Здесь можно привести идеи Клода Леви-Стросса10. Он доказывает, что никакой «пралогики», о которой говорили Леви-Брюль и ученые-эволюционисты, изучавшие «примитивов», не существует, и что общество аборигенов или структура индейских мифов столь же сложны по своим рациональным связям, таксономии перечисляемых и сопоставляемых предметов и явлений, столь же драматичны, как и известные современным европейцам культурные формы. Просто они другие. Мы имеем дело не с «предлогосом», а с другим логосом, где система отношений, нюансов, различений, диверсификаций, построения моделей, работает в другой системе гипотез, но она по своей сложности и главному параметру структуры (отсюда и структурализм) абсолютно сопоставима с сознанием, мышлением и социальными моделями социализации и адаптации у развитых народов.

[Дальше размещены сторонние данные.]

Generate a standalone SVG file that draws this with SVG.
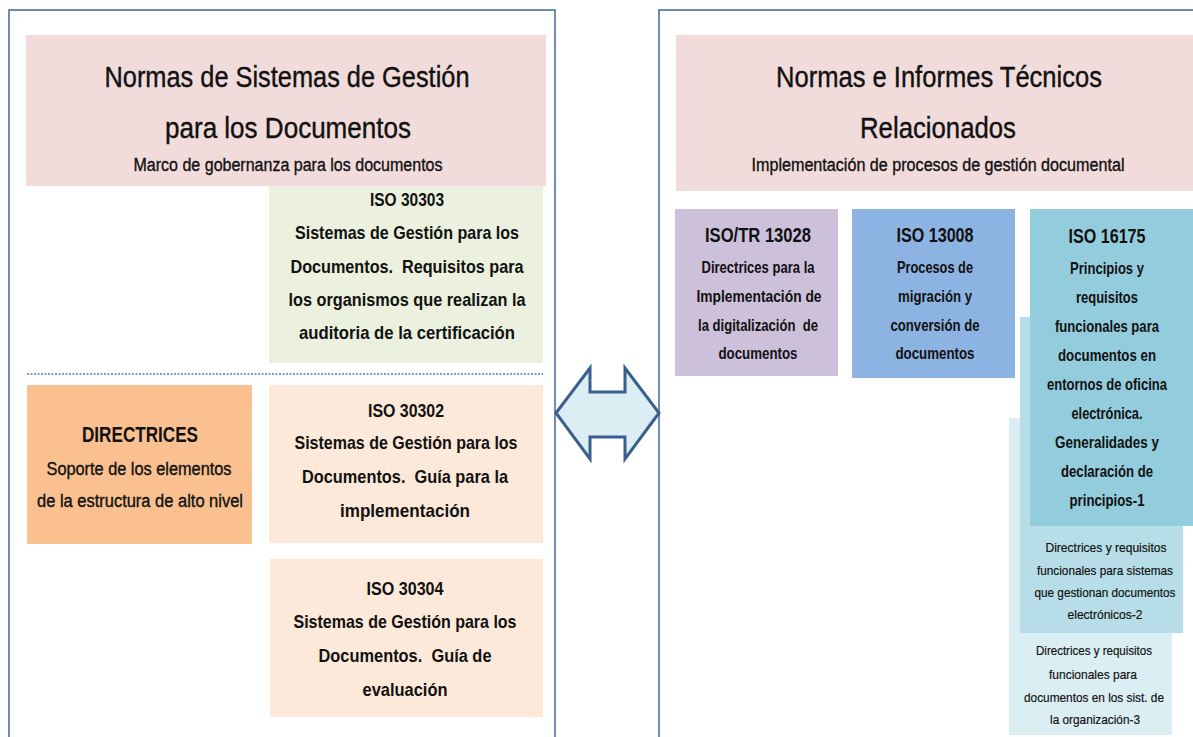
<svg xmlns="http://www.w3.org/2000/svg" width="1193" height="737" viewBox="0 0 1193 737">
<style>
text{font-family:"Liberation Sans Narrow","Liberation Sans",Arial,sans-serif;fill:#111;text-anchor:middle}
.t{font-size:30px;stroke:#111;stroke-width:0.4}
.s{font-size:18px;stroke:#111;stroke-width:0.35}
.b{font-size:19px;font-weight:bold}
.m{font-size:16.5px;font-weight:bold}
.h{font-size:20px;font-weight:bold}
.sm{font-size:13.5px;stroke:#111;stroke-width:0.2}
.panel{fill:none;stroke:#41679a;stroke-width:1.5}
</style>
<rect width="1193" height="737" fill="#fff"/>
<g id="panel-left"><path class="panel" d="M9,740 V10 H555 V740"/></g>
<g id="panel-right"><path class="panel" d="M659,740 V10 H1200"/></g>

<g id="header-left">
<rect x="26" y="35" width="520" height="151" fill="#f2dcdb"/>
<text class="t" x="287" y="87" textLength="365" lengthAdjust="spacingAndGlyphs">Normas de Sistemas de Gestión</text>
<text class="t" x="288" y="138" textLength="246" lengthAdjust="spacingAndGlyphs">para los Documentos</text>
<text class="s" x="288" y="171" textLength="309" lengthAdjust="spacingAndGlyphs">Marco de gobernanza para los documentos</text>
</g>

<g id="iso30303">
<rect x="269" y="186" width="274" height="177" fill="#ebf1de"/>
<text class="b" x="407" y="206" textLength="74" lengthAdjust="spacingAndGlyphs">ISO 30303</text>
<text class="b" x="407" y="239" textLength="224" lengthAdjust="spacingAndGlyphs">Sistemas de Gestión para los</text>
<text class="b" x="407" y="273" textLength="233" lengthAdjust="spacingAndGlyphs">Documentos.&#160; Requisitos para</text>
<text class="b" x="407" y="306" textLength="237" lengthAdjust="spacingAndGlyphs">los organismos que realizan la</text>
<text class="b" x="407" y="339" textLength="216" lengthAdjust="spacingAndGlyphs">auditoria de la certificación</text>
</g>

<g id="divider"><line x1="27" y1="374" x2="543" y2="374" stroke="#4f81bd" stroke-width="1.5" stroke-dasharray="2,1.5"/></g>

<g id="directrices">
<rect x="27" y="385" width="225" height="159" fill="#fac090"/>
<text class="h" x="140" y="442" textLength="116" lengthAdjust="spacingAndGlyphs" style="font-size:22px">DIRECTRICES</text>
<text class="s" x="139" y="475" textLength="185" lengthAdjust="spacingAndGlyphs">Soporte de los elementos</text>
<text class="s" x="140" y="507" textLength="206" lengthAdjust="spacingAndGlyphs">de la estructura de alto nivel</text>
</g>

<g id="iso30302">
<rect x="269" y="385" width="274" height="158" fill="#fde9d9"/>
<text class="b" x="406" y="417" textLength="76" lengthAdjust="spacingAndGlyphs">ISO 30302</text>
<text class="b" x="406" y="449" textLength="223" lengthAdjust="spacingAndGlyphs">Sistemas de Gestión para los</text>
<text class="b" x="405" y="483" textLength="206" lengthAdjust="spacingAndGlyphs">Documentos.&#160; Guía para la</text>
<text class="b" x="405" y="517" textLength="130" lengthAdjust="spacingAndGlyphs">implementación</text>
</g>

<g id="iso30304">
<rect x="270" y="559" width="273" height="158" fill="#fde9d9"/>
<text class="b" x="405" y="595" textLength="77" lengthAdjust="spacingAndGlyphs">ISO 30304</text>
<text class="b" x="405" y="628" textLength="223" lengthAdjust="spacingAndGlyphs">Sistemas de Gestión para los</text>
<text class="b" x="405" y="662" textLength="173" lengthAdjust="spacingAndGlyphs">Documentos.&#160; Guía de</text>
<text class="b" x="405" y="696" textLength="85" lengthAdjust="spacingAndGlyphs">evaluación</text>
</g>

<g id="header-right">
<rect x="676" y="35" width="517" height="156" fill="#f2dcdb"/>
<text class="t" x="939" y="87" textLength="326" lengthAdjust="spacingAndGlyphs">Normas e Informes Técnicos</text>
<text class="t" x="938" y="138" textLength="156" lengthAdjust="spacingAndGlyphs">Relacionados</text>
<text class="s" x="938" y="171" textLength="373" lengthAdjust="spacingAndGlyphs">Implementación de procesos de gestión documental</text>
</g>

<g id="isotr13028">
<rect x="675" y="209" width="163" height="167" fill="#ccc0da"/>
<text class="h" x="758" y="242" textLength="106" lengthAdjust="spacingAndGlyphs">ISO/TR 13028</text>
<text class="m" x="758" y="273" textLength="113" lengthAdjust="spacingAndGlyphs">Directrices para la</text>
<text class="m" x="759" y="302" textLength="125" lengthAdjust="spacingAndGlyphs">Implementación de</text>
<text class="m" x="758" y="331" textLength="120" lengthAdjust="spacingAndGlyphs">la digitalización&#160; de</text>
<text class="m" x="758" y="359" textLength="79" lengthAdjust="spacingAndGlyphs">documentos</text>
</g>

<g id="iso13008">
<rect x="852" y="209" width="163" height="169" fill="#8db3e2"/>
<text class="h" x="935" y="242" textLength="77" lengthAdjust="spacingAndGlyphs">ISO 13008</text>
<text class="m" x="935" y="273" textLength="76" lengthAdjust="spacingAndGlyphs">Procesos de</text>
<text class="m" x="935" y="302" textLength="74" lengthAdjust="spacingAndGlyphs">migración y</text>
<text class="m" x="935" y="331" textLength="89" lengthAdjust="spacingAndGlyphs">conversión de</text>
<text class="m" x="935" y="359" textLength="79" lengthAdjust="spacingAndGlyphs">documentos</text>
</g>

<g id="iso16175-3">
<rect x="1009" y="418" width="163" height="317" fill="#dbeef4"/>
<text class="sm" x="1094" y="655" textLength="116" lengthAdjust="spacingAndGlyphs">Directrices y requisitos</text>
<text class="sm" x="1093" y="679" textLength="88" lengthAdjust="spacingAndGlyphs">funcionales para</text>
<text class="sm" x="1094" y="702" textLength="140" lengthAdjust="spacingAndGlyphs">documentos en los sist. de</text>
<text class="sm" x="1095" y="724" textLength="90" lengthAdjust="spacingAndGlyphs">la organización-3</text>
</g>

<g id="iso16175-2">
<rect x="1020" y="317" width="163" height="316" fill="#b7dee8"/>
<text class="sm" x="1106" y="552" textLength="121" lengthAdjust="spacingAndGlyphs">Directrices y requisitos</text>
<text class="sm" x="1105" y="575" textLength="136" lengthAdjust="spacingAndGlyphs">funcionales para sistemas</text>
<text class="sm" x="1105" y="597" textLength="141" lengthAdjust="spacingAndGlyphs" style="font-size:13px">que gestionan documentos</text>
<text class="sm" x="1105" y="619" textLength="75" lengthAdjust="spacingAndGlyphs">electrónicos-2</text>
</g>

<g id="iso16175-1">
<rect x="1030" y="209" width="163" height="317" fill="#93cddd"/>
<text class="h" x="1107" y="243" textLength="77" lengthAdjust="spacingAndGlyphs">ISO 16175</text>
<text class="m" x="1107" y="274" textLength="74" lengthAdjust="spacingAndGlyphs">Principios y</text>
<text class="m" x="1107" y="303" textLength="62" lengthAdjust="spacingAndGlyphs">requisitos</text>
<text class="m" x="1107" y="332" textLength="104" lengthAdjust="spacingAndGlyphs">funcionales para</text>
<text class="m" x="1107" y="361" textLength="98" lengthAdjust="spacingAndGlyphs">documentos en</text>
<text class="m" x="1107" y="390" textLength="120" lengthAdjust="spacingAndGlyphs" style="font-size:16px">entornos de oficina</text>
<text class="m" x="1107" y="419" textLength="71" lengthAdjust="spacingAndGlyphs">electrónica.</text>
<text class="m" x="1107" y="448" textLength="104" lengthAdjust="spacingAndGlyphs">Generalidades y</text>
<text class="m" x="1107" y="477" textLength="92" lengthAdjust="spacingAndGlyphs">declaración de</text>
<text class="m" x="1107" y="506" textLength="75" lengthAdjust="spacingAndGlyphs">principios-1</text>
</g>

<g id="connectors">
<polygon points="556,413 590,368 590,392 625,392 625,368 659,413 625,459 625,437 590,437 590,459" fill="#dbeef4" stroke="#3a5f8f" stroke-width="3" stroke-linejoin="miter"/>
</g>
</svg>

В фундаментальном консерватизме отречение от модерна имеет совершенно рациональную и систематизированную форму. Если мы встаем на эту точку зрения, мы видим, что абсолютно все сходится, все логично, рационально, но это другой логос. Это логос, в пространстве которого, «коф лукавый», штанный собор, «Параклитово согласие», живущее при лучинах, - все то, что вызывает презрительную улыбку у человека современного, не вызывает никакой улыбки. Это совершенно иной режим существования.